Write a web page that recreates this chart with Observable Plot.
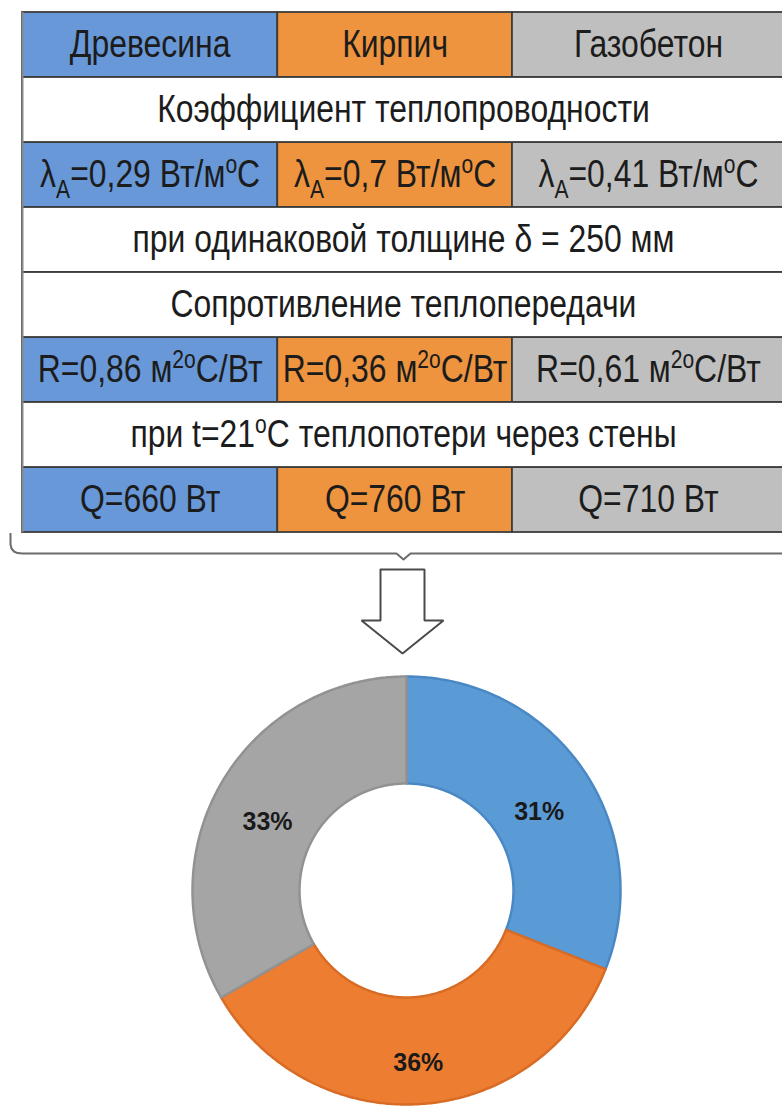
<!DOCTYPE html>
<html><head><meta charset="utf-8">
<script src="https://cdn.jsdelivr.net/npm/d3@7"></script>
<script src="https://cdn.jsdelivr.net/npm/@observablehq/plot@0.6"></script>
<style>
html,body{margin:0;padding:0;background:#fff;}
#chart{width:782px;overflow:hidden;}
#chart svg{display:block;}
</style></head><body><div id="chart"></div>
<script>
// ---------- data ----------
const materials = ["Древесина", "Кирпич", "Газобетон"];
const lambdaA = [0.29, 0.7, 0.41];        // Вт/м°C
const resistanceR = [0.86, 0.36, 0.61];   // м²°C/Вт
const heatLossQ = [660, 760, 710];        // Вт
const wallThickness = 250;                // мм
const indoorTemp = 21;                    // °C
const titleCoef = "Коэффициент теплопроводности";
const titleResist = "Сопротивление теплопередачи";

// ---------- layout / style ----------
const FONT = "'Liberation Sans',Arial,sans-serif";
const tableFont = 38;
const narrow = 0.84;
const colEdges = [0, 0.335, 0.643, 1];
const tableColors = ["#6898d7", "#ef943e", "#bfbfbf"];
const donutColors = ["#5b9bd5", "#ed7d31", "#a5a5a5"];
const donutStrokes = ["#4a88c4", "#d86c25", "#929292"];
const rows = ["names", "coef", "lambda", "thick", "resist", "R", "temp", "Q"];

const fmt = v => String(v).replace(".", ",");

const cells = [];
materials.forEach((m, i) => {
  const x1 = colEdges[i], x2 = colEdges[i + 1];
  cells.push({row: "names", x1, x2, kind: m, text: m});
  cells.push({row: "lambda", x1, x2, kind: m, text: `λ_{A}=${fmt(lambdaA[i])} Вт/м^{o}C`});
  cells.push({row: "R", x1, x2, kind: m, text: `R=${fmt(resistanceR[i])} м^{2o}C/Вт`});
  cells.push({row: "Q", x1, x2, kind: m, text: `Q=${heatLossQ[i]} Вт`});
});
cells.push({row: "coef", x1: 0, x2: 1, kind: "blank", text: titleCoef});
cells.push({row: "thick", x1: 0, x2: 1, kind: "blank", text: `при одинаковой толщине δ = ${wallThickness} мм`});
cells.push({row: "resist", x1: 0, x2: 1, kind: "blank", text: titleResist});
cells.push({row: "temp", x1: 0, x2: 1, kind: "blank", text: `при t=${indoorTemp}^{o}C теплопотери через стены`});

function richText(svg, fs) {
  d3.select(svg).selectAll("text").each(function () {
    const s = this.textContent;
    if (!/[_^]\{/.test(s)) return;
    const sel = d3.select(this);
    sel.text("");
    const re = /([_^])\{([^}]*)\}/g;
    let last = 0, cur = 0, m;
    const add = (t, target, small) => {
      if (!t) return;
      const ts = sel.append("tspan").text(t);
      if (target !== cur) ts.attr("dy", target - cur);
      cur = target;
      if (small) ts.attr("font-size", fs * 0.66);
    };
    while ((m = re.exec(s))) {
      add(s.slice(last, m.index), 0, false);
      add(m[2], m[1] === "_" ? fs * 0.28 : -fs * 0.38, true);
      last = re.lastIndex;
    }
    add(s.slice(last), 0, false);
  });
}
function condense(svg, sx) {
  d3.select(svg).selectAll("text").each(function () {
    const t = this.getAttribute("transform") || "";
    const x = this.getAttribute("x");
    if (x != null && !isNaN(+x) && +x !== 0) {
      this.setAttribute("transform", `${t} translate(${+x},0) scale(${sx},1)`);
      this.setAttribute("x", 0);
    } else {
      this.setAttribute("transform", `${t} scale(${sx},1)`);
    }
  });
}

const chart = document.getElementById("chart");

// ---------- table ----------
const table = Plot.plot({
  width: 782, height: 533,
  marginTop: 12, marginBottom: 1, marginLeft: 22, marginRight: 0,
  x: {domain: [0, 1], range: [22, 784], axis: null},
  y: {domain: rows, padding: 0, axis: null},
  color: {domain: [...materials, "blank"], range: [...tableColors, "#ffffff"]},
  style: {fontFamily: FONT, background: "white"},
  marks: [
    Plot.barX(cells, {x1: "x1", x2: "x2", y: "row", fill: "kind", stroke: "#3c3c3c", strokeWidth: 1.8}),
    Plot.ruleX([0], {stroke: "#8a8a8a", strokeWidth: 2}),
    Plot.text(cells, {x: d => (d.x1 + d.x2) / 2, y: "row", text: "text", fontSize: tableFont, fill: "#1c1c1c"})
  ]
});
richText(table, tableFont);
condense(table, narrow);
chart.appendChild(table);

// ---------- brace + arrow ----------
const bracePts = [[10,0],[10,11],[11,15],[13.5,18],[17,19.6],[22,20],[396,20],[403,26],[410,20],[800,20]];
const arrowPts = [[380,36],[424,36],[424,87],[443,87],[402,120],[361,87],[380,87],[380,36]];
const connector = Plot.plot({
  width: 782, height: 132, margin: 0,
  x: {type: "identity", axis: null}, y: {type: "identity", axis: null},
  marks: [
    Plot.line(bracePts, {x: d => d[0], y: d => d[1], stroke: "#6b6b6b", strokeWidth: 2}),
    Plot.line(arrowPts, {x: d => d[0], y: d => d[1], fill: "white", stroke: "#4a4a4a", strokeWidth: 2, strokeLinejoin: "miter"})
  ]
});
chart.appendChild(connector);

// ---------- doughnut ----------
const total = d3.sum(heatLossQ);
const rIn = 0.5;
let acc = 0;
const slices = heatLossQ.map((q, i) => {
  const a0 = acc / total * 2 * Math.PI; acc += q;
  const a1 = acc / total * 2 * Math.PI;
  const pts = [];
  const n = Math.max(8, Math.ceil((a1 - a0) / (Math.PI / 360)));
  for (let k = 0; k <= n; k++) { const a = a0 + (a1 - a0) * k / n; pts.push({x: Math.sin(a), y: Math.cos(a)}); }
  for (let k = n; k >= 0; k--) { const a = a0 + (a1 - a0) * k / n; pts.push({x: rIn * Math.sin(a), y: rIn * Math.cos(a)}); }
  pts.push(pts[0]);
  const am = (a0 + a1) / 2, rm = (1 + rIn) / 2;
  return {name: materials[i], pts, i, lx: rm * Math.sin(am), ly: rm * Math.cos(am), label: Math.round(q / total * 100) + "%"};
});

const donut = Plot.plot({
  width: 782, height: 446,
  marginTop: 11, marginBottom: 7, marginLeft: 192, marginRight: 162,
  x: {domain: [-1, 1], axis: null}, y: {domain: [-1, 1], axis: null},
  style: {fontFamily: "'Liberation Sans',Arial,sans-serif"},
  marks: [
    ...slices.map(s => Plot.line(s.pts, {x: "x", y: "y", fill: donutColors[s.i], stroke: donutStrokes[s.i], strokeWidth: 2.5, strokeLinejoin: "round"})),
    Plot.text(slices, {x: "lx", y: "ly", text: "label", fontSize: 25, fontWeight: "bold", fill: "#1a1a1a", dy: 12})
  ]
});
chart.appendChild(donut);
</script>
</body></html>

GIVEN REQUEST: State how many lines of the data include the word "this", with nothing else.

REPLY: 8